## [JOB]
Please write out the lines of the data exactly, beginning with the first and ending with the line containing "return np.column_stack([center[0] +"; leave the pictures behind.

## [PROVIDED DATA]
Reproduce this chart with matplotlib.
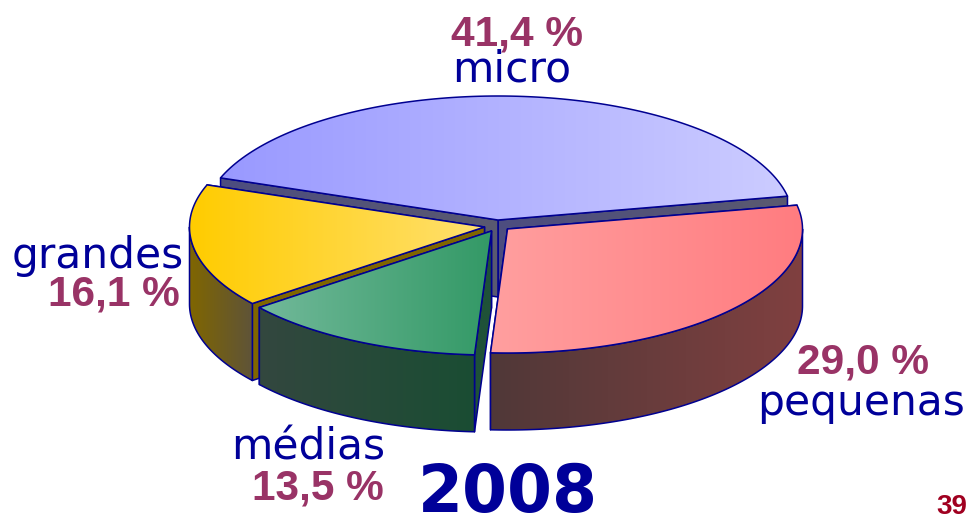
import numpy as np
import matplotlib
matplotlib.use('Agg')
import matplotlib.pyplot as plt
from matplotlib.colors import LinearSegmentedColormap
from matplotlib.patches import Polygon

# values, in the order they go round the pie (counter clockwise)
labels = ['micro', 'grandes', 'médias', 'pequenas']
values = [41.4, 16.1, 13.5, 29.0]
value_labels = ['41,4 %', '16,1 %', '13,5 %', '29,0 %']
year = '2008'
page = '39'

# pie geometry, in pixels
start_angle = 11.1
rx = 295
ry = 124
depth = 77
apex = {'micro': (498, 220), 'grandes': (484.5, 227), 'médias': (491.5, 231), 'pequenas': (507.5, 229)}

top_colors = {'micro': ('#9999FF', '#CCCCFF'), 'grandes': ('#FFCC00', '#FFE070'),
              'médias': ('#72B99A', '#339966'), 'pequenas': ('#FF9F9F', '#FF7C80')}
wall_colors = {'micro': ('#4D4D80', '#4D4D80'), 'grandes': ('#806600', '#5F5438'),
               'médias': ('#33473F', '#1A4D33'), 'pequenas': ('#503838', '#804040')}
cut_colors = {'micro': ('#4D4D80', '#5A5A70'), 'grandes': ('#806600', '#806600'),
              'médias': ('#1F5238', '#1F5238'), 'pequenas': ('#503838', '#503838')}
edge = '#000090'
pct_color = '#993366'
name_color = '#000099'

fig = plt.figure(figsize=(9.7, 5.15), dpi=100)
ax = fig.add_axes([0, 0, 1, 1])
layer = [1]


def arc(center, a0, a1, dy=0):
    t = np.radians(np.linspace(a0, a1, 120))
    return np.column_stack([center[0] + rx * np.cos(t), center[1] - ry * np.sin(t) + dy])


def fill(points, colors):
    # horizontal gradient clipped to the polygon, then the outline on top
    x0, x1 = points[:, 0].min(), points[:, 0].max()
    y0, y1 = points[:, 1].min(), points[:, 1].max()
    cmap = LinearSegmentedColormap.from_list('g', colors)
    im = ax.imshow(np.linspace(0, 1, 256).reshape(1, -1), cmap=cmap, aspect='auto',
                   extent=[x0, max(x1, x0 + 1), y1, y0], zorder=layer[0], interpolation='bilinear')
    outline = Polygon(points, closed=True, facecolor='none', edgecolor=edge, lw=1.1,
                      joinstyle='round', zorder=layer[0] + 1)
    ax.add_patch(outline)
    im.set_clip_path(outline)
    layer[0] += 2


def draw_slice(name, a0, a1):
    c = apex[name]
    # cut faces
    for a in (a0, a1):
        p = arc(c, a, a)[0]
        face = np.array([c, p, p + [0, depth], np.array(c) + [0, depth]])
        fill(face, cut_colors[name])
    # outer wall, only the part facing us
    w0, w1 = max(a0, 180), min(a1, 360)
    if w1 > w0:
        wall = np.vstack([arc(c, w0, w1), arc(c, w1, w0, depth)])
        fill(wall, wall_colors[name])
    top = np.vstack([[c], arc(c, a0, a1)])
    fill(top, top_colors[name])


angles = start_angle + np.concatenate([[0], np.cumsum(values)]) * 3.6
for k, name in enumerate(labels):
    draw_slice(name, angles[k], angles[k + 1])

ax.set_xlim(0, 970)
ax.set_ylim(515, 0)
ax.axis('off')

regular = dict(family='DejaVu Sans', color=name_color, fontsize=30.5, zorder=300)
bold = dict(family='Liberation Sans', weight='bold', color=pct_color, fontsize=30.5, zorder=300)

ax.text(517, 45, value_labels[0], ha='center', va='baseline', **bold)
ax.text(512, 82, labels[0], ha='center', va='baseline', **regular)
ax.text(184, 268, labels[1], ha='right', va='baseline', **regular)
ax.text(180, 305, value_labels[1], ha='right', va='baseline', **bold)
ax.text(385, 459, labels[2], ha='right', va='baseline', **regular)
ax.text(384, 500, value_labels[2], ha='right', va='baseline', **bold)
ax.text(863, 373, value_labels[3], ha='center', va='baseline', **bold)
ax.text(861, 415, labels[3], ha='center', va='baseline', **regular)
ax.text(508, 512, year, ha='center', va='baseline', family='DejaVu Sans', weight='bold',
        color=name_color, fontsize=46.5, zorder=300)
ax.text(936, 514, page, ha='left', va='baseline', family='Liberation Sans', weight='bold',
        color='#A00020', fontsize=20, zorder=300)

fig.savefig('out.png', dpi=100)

## [SOLUTION FOR THIS PROBLEM]
Reproduce this chart with matplotlib.
import numpy as np
import matplotlib
matplotlib.use('Agg')
import matplotlib.pyplot as plt
from matplotlib.colors import LinearSegmentedColormap
from matplotlib.patches import Polygon

# values, in the order they go round the pie (counter clockwise)
labels = ['micro', 'grandes', 'médias', 'pequenas']
values = [41.4, 16.1, 13.5, 29.0]
value_labels = ['41,4 %', '16,1 %', '13,5 %', '29,0 %']
year = '2008'
page = '39'

# pie geometry, in pixels
start_angle = 11.1
rx = 295
ry = 124
depth = 77
apex = {'micro': (498, 220), 'grandes': (484.5, 227), 'médias': (491.5, 231), 'pequenas': (507.5, 229)}

top_colors = {'micro': ('#9999FF', '#CCCCFF'), 'grandes': ('#FFCC00', '#FFE070'),
              'médias': ('#72B99A', '#339966'), 'pequenas': ('#FF9F9F', '#FF7C80')}
wall_colors = {'micro': ('#4D4D80', '#4D4D80'), 'grandes': ('#806600', '#5F5438'),
               'médias': ('#33473F', '#1A4D33'), 'pequenas': ('#503838', '#804040')}
cut_colors = {'micro': ('#4D4D80', '#5A5A70'), 'grandes': ('#806600', '#806600'),
              'médias': ('#1F5238', '#1F5238'), 'pequenas': ('#503838', '#503838')}
edge = '#000090'
pct_color = '#993366'
name_color = '#000099'

fig = plt.figure(figsize=(9.7, 5.15), dpi=100)
ax = fig.add_axes([0, 0, 1, 1])
layer = [1]


def arc(center, a0, a1, dy=0):
    t = np.radians(np.linspace(a0, a1, 120))
    return np.column_stack([center[0] + rx * np.cos(t), center[1] - ry * np.sin(t) + dy])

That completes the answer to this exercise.